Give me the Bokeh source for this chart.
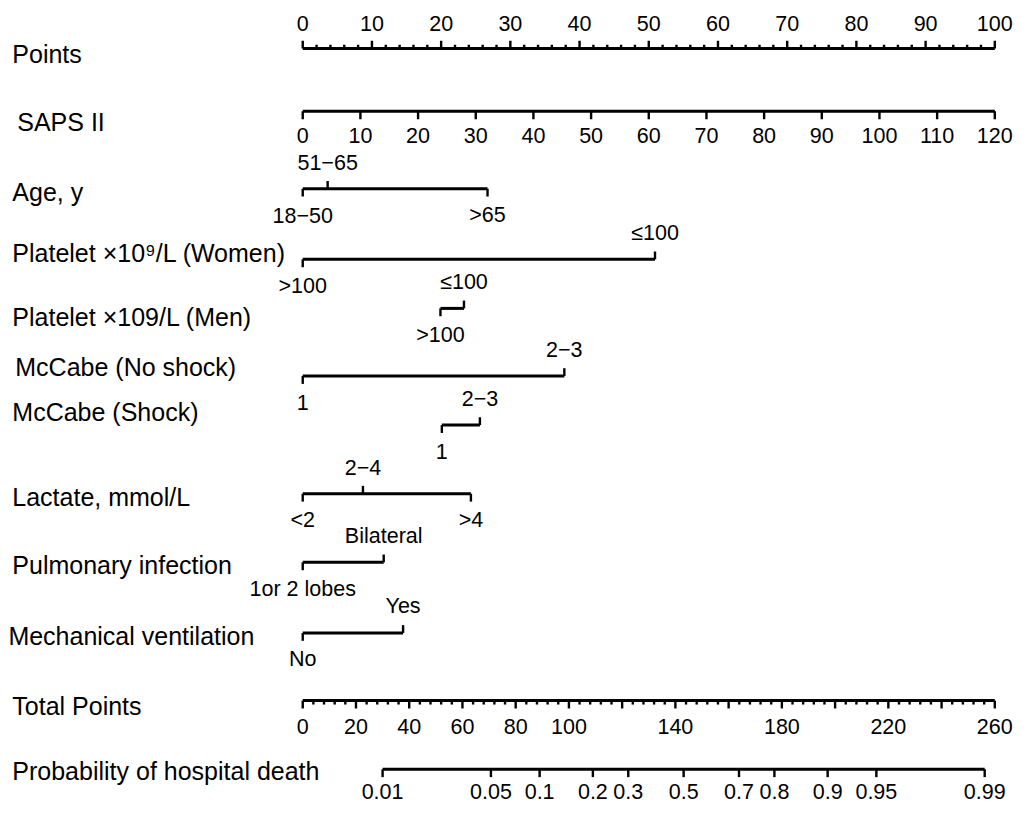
==
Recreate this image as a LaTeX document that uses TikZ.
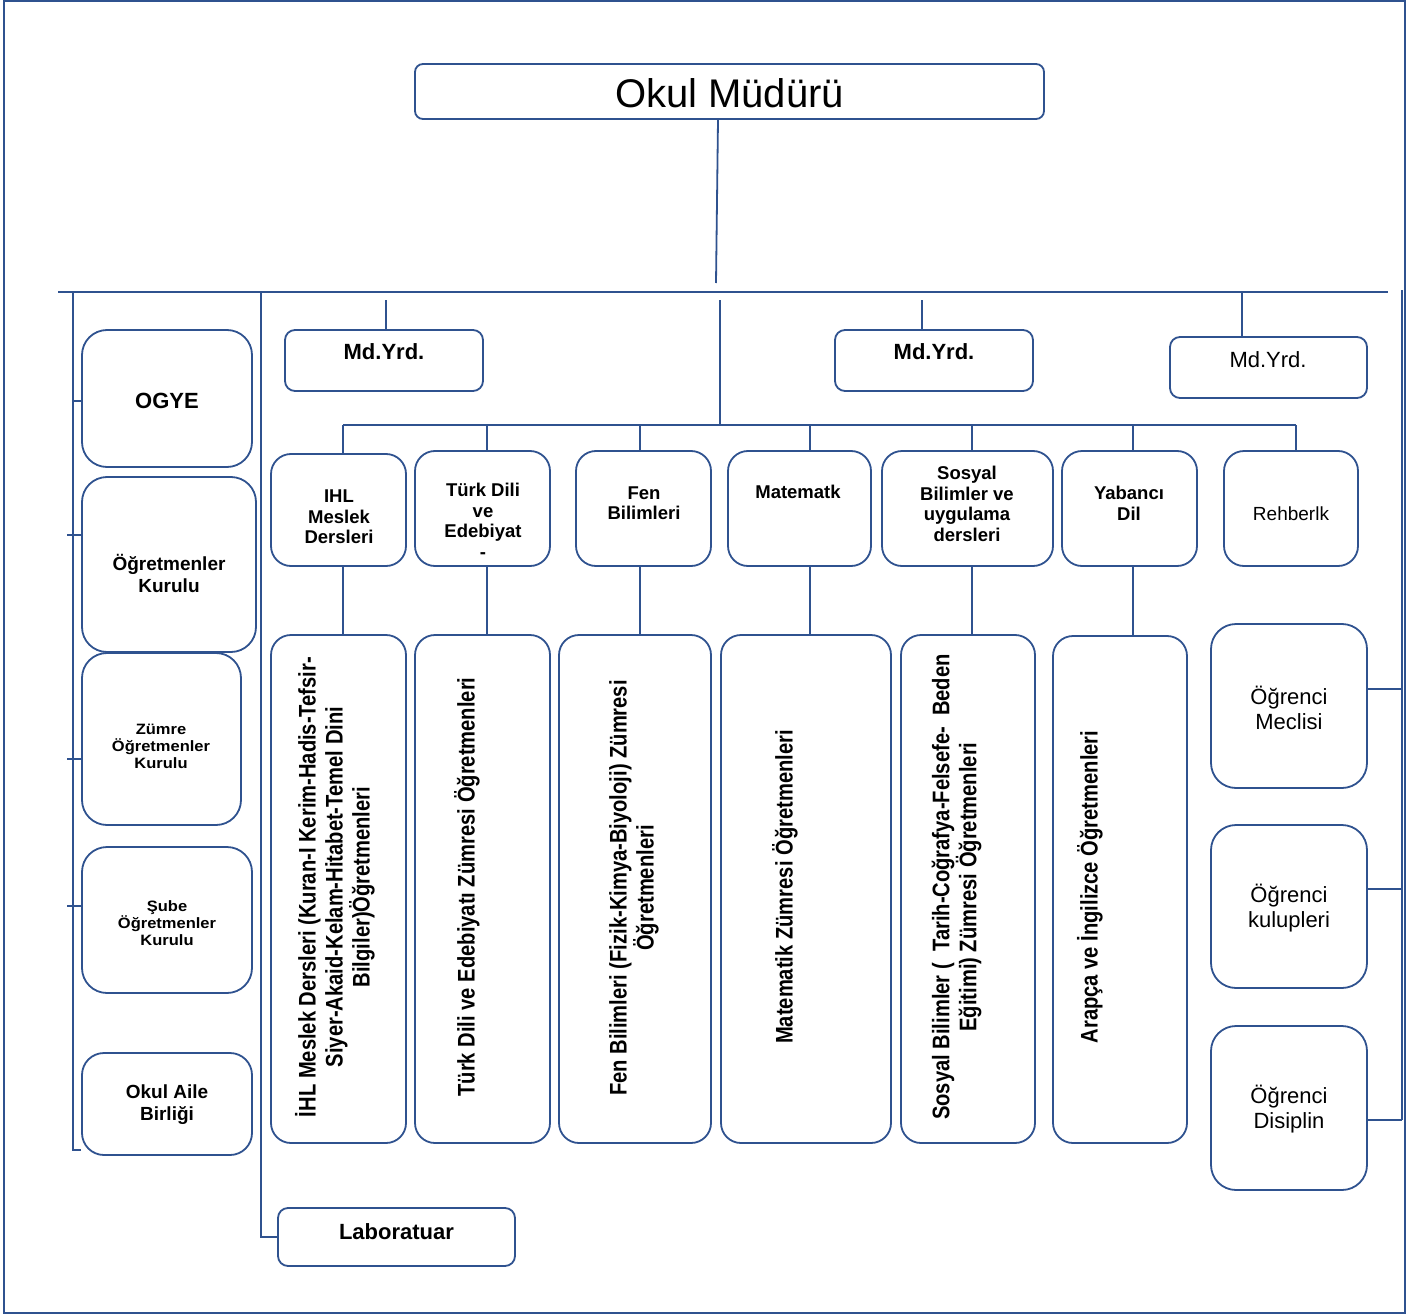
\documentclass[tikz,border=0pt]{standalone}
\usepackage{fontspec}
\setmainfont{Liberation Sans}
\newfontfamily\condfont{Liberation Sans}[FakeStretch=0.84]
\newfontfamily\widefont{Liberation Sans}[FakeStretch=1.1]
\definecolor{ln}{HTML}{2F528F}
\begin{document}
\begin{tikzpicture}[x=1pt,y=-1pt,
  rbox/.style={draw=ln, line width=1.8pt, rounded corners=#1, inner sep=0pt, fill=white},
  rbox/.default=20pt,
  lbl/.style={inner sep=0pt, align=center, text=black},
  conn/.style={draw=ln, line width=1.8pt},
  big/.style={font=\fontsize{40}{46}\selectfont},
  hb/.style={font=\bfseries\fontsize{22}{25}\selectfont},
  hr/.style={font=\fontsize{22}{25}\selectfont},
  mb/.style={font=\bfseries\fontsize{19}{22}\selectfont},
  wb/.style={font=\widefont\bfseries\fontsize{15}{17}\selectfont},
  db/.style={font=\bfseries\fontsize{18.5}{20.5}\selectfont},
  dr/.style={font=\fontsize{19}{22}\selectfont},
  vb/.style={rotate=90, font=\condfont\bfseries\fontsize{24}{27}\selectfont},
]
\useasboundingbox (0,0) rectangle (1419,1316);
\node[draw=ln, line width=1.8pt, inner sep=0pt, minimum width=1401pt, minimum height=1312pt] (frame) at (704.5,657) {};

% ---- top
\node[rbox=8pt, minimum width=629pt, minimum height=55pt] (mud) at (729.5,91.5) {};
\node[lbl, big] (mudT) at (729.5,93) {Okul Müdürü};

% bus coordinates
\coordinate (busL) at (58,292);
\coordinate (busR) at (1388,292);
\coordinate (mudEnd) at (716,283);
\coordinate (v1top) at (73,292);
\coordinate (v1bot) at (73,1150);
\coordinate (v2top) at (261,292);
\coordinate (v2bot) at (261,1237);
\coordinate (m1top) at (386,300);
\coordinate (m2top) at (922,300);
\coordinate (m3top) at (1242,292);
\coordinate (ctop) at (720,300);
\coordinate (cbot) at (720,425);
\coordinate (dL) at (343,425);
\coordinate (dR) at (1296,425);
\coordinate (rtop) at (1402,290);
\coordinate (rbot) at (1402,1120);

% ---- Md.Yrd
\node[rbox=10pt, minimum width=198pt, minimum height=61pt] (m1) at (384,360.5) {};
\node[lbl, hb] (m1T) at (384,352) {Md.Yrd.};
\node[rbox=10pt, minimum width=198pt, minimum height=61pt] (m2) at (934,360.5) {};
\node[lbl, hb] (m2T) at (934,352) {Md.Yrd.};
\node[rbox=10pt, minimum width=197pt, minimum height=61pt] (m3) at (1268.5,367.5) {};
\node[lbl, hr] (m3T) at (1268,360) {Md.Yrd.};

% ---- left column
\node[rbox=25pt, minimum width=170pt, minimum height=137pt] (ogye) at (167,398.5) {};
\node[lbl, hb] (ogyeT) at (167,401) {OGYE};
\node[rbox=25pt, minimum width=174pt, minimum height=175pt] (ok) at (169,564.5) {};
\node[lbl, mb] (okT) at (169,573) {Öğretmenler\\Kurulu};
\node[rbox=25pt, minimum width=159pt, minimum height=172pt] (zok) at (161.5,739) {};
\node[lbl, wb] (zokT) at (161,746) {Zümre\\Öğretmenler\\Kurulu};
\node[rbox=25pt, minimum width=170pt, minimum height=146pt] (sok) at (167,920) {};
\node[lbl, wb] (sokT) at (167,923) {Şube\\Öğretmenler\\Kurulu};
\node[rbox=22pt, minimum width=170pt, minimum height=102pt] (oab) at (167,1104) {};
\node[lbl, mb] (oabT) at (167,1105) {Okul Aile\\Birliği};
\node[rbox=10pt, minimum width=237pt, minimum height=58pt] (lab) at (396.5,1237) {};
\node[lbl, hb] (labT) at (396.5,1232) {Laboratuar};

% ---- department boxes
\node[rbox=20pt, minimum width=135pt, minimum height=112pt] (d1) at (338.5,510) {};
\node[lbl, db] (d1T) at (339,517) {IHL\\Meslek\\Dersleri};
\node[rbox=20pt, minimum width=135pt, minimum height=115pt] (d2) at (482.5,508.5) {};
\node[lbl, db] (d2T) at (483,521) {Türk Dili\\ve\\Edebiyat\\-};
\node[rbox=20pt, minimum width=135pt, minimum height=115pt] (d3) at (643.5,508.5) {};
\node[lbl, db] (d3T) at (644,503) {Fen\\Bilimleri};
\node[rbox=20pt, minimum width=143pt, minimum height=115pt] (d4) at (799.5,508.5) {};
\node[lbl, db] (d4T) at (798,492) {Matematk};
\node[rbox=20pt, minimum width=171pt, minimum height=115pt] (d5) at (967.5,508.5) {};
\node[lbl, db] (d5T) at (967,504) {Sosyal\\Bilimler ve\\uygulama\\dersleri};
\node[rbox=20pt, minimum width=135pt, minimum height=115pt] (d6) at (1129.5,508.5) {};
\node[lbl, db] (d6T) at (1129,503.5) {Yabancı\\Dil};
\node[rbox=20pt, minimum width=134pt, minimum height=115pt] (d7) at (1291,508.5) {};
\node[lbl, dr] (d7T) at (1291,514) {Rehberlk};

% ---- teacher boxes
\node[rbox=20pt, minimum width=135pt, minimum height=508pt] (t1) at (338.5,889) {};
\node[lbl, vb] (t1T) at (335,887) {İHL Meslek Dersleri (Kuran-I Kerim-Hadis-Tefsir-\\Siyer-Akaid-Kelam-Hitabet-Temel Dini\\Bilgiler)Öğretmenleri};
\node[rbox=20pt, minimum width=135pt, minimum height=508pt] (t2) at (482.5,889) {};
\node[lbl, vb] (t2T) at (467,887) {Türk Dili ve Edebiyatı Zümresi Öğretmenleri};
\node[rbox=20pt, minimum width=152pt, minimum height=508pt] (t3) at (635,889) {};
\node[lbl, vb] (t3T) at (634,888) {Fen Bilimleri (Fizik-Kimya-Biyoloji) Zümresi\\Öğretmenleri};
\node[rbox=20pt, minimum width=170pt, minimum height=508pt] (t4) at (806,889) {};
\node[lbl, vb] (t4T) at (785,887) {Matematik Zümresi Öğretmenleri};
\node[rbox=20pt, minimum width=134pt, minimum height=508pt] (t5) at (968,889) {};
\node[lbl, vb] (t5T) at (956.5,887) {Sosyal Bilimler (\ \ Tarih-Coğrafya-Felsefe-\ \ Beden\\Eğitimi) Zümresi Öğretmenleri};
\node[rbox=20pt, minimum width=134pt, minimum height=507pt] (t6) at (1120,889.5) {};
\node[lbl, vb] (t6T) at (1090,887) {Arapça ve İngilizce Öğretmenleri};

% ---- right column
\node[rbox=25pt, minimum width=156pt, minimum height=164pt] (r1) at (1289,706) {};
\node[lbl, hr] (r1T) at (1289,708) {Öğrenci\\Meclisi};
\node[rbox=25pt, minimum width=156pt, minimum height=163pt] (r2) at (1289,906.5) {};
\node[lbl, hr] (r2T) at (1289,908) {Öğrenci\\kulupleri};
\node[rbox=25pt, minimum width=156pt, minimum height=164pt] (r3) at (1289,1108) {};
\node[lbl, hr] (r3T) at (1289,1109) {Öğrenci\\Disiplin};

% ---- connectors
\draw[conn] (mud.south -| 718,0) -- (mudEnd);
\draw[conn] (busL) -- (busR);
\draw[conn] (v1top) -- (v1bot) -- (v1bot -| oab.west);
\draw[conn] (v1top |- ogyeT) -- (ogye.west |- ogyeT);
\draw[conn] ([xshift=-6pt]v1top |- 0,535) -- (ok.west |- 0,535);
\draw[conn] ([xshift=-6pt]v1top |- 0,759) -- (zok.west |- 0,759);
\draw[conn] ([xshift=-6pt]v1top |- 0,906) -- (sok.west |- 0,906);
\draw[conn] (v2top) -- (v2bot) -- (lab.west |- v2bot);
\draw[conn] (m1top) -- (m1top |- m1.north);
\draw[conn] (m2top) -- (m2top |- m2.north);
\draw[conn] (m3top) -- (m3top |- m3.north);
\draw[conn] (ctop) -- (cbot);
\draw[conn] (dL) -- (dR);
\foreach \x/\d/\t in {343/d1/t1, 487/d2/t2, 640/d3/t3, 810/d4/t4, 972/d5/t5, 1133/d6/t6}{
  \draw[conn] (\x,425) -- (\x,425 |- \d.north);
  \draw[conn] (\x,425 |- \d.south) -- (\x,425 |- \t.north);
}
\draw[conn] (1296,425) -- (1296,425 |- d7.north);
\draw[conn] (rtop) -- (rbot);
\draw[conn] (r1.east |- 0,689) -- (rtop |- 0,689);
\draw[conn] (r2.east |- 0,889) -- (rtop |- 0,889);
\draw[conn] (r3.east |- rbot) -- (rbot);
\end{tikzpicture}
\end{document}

▶ [Task goal]
Copy out, exactly, every line from the one that contains "Recreate this image" through the one that contains "(rbot) at (1402,1120);". Pictures stay out of the copy.

▶ [Solution to the problem]
Recreate this image as a LaTeX document that uses TikZ.
\documentclass[tikz,border=0pt]{standalone}
\usepackage{fontspec}
\setmainfont{Liberation Sans}
\newfontfamily\condfont{Liberation Sans}[FakeStretch=0.84]
\newfontfamily\widefont{Liberation Sans}[FakeStretch=1.1]
\definecolor{ln}{HTML}{2F528F}
\begin{document}
\begin{tikzpicture}[x=1pt,y=-1pt,
  rbox/.style={draw=ln, line width=1.8pt, rounded corners=#1, inner sep=0pt, fill=white},
  rbox/.default=20pt,
  lbl/.style={inner sep=0pt, align=center, text=black},
  conn/.style={draw=ln, line width=1.8pt},
  big/.style={font=\fontsize{40}{46}\selectfont},
  hb/.style={font=\bfseries\fontsize{22}{25}\selectfont},
  hr/.style={font=\fontsize{22}{25}\selectfont},
  mb/.style={font=\bfseries\fontsize{19}{22}\selectfont},
  wb/.style={font=\widefont\bfseries\fontsize{15}{17}\selectfont},
  db/.style={font=\bfseries\fontsize{18.5}{20.5}\selectfont},
  dr/.style={font=\fontsize{19}{22}\selectfont},
  vb/.style={rotate=90, font=\condfont\bfseries\fontsize{24}{27}\selectfont},
]
\useasboundingbox (0,0) rectangle (1419,1316);
\node[draw=ln, line width=1.8pt, inner sep=0pt, minimum width=1401pt, minimum height=1312pt] (frame) at (704.5,657) {};

% ---- top
\node[rbox=8pt, minimum width=629pt, minimum height=55pt] (mud) at (729.5,91.5) {};
\node[lbl, big] (mudT) at (729.5,93) {Okul Müdürü};

% bus coordinates
\coordinate (busL) at (58,292);
\coordinate (busR) at (1388,292);
\coordinate (mudEnd) at (716,283);
\coordinate (v1top) at (73,292);
\coordinate (v1bot) at (73,1150);
\coordinate (v2top) at (261,292);
\coordinate (v2bot) at (261,1237);
\coordinate (m1top) at (386,300);
\coordinate (m2top) at (922,300);
\coordinate (m3top) at (1242,292);
\coordinate (ctop) at (720,300);
\coordinate (cbot) at (720,425);
\coordinate (dL) at (343,425);
\coordinate (dR) at (1296,425);
\coordinate (rtop) at (1402,290);
\coordinate (rbot) at (1402,1120);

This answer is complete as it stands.